When the subject of Armada's mid-September retirement comes up, Hungrybox is mournful.

"He retired, and in some ways most of us say, 'Oh wow, Armada retired, Hungrybox must be really excited about that,'" he says. And to some extent, that's true. "With him gone, I definitely do feel that I have a much bigger advantage."

But Armada was arguably the only man in Melee whose discipline rivaled Hungrybox's, and the Floridian wonders whether anyone else can inspire him to continue to improve and push the metagame the way the Swedish Sniper did.

"I developed some really huge new strategies against Fox with Crunch," he sighs, "and I never got to use them with him."

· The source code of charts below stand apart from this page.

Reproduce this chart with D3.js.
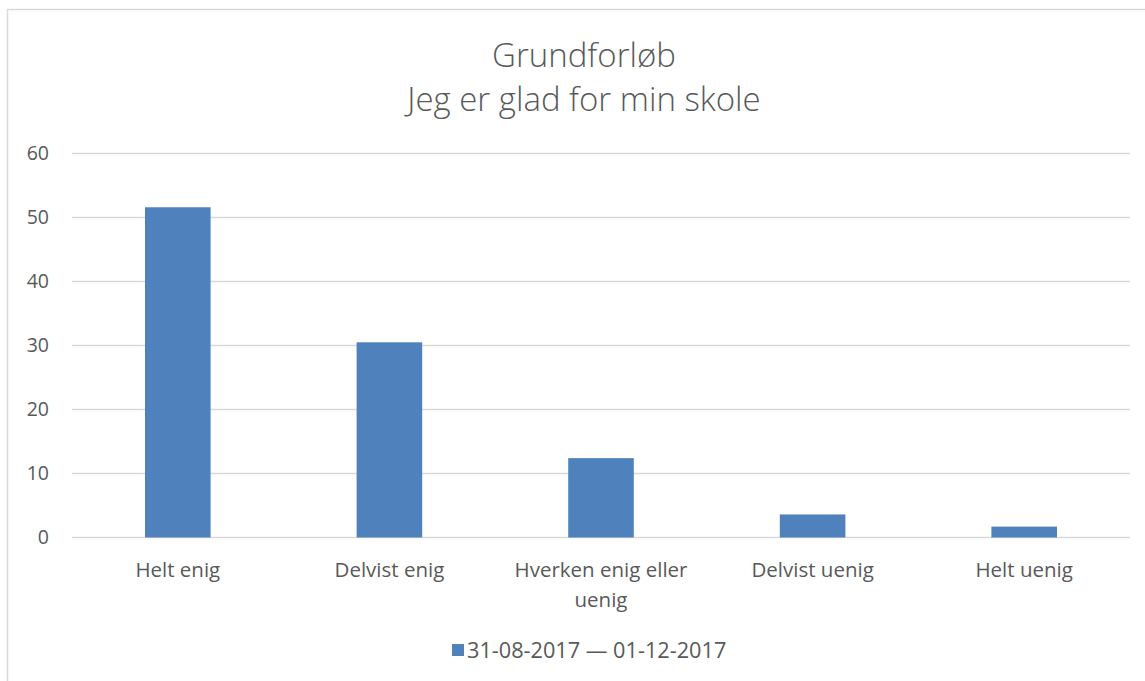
<!DOCTYPE html>
<html>
<head>
<meta charset="utf-8">
<script src="https://cdn.jsdelivr.net/npm/d3@7"></script>
<style>
  body { margin: 0; background: #fff; }
  svg { display: block; font-family: "Open Sans", sans-serif; }
</style>
</head>
<body>
<svg id="chart" width="1145" height="681"></svg>
<script>
// data
var categories = ["Helt enig", "Delvist enig", "Hverken enig eller uenig", "Delvist uenig", "Helt uenig"];
var values = [51.6, 30.5, 12.4, 3.6, 1.7];
var yTicks = [0, 10, 20, 30, 40, 50, 60];
var seriesName = "31-08-2017 \u2014 01-12-2017";
var titleLines = ["Grundforløb", "Jeg er glad for min skole"];

var svg = d3.select("#chart");

var plotLeft = 72, plotRight = 1130, plotTop = 153.5, plotBottom = 537.5;

// chart frame (only top/left edges visible in the crop)
svg.append("rect")
    .attr("x", 7.5)
    .attr("y", 9.5)
    .attr("width", 1160)
    .attr("height", 700)
    .attr("fill", "white")
    .attr("stroke", "#d9d9d9")
    .attr("stroke-width", 1.5);

var x = d3.scaleBand()
    .domain(categories)
    .range([plotLeft, plotRight])
    .paddingInner(0.69)
    .paddingOuter(0.345);

var y = d3.scaleLinear()
    .domain([0, 60])
    .range([plotBottom, plotTop]);

// gridlines
svg.append("g")
    .selectAll("line")
    .data(yTicks)
    .enter()
    .append("line")
    .attr("x1", plotLeft)
    .attr("x2", plotRight)
    .attr("y1", d => y(d))
    .attr("y2", d => y(d))
    .attr("stroke", "#d9d9d9")
    .attr("stroke-width", 1.3);

// y axis labels
var yAxis = d3.axisLeft(y).tickValues(yTicks).tickSize(0).tickPadding(0);
var gy = svg.append("g")
    .attr("transform", "translate(49,0)")
    .call(yAxis);
gy.select(".domain").remove();
gy.selectAll("text")
    .attr("fill", "#595959")
    .style("font-size", "19.5px")
    .style("font-family", "'Open Sans', sans-serif");

// bars
svg.selectAll(".bar")
    .data(values)
    .enter()
    .append("rect")
    .attr("class", "bar")
    .attr("x", (d, i) => x(categories[i]))
    .attr("y", d => y(d))
    .attr("width", x.bandwidth())
    .attr("height", d => y(0) - y(d))
    .attr("fill", "#4f81bd");

// category labels (wrapped like the original)
var xAxis = d3.axisBottom(x).tickSize(0).tickPadding(0);
var gx = svg.append("g")
    .attr("transform", "translate(0," + plotBottom + ")")
    .call(xAxis);
gx.select(".domain").remove();
gx.selectAll("text").each(function(d) {
    var t = d3.select(this);
    t.text(null)
        .attr("y", 0)
        .attr("dy", null)
        .attr("fill", "#595959")
        .style("font-size", "20.5px")
        .style("font-family", "'Open Sans', sans-serif");
    var lines = d == "Hverken enig eller uenig" ? ["Hverken enig eller", "uenig"] : [d];
    lines.forEach(function(l, k) {
        t.append("tspan")
            .attr("x", 0)
            .attr("y", 39 + k * 30)
            .text(l);
    });
});

// title
svg.append("g")
    .selectAll("text")
    .data(titleLines)
    .enter()
    .append("text")
    .attr("x", 584)
    .attr("y", (d, i) => 67 + i * 44)
    .attr("text-anchor", "middle")
    .attr("fill", "#595959")
    .style("font-size", "33px")
    .style("font-weight", 300)
    .text(d => d);

// legend
svg.append("rect")
    .attr("x", 452)
    .attr("y", 644)
    .attr("width", 12)
    .attr("height", 12)
    .attr("fill", "#4f81bd");

svg.append("text")
    .attr("x", 467)
    .attr("y", 658)
    .attr("fill", "#595959")
    .style("font-size", "21.7px")
    .text(seriesName);
</script>
</body>
</html>
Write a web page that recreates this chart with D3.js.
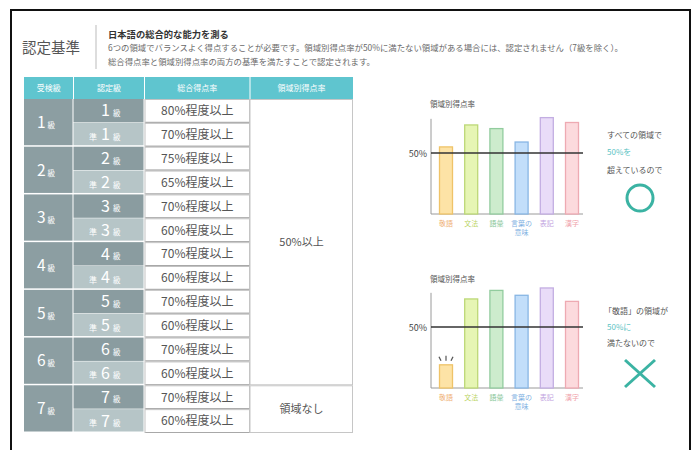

In spite of his resurgence at The Big House 8, Hungrybox remains far more vulnerable than he appeared at the beginning of 2018. At Shine 2018, he was double-eliminated by Zain "Zain" Naghmi, Panda Global's upstart Marth main, who nearly collected a third win over Hungrybox earlier this month at GameTyrant Expo 2018. And at late October's Canada Cup, Hungrybox dropped a grand finals set to Samus main James "Duck" Ma. Still, he doesn't see this loss as a harbinger of future Samus problems. "[Duck] was always able to take games... I knew it was only a matter of time."

Melee's kings -- its "gods" -- have come and gone over the course of the fighting game's 17-year lifespan. But Hungrybox, on the cusp of his second consecutive season as Melee's top dog, has shown that he's here to stay. And though he's grown accustomed to the taste of victory, he still has the competitive drive it takes to surmount the year-end rankings.

All he needs is a strong performance at Smash Summit 7.

"Even now, when I win tournaments, it's not like it gives me the same euphoria it used to. But when I lose events," says Hungrybox, "it gets me angry."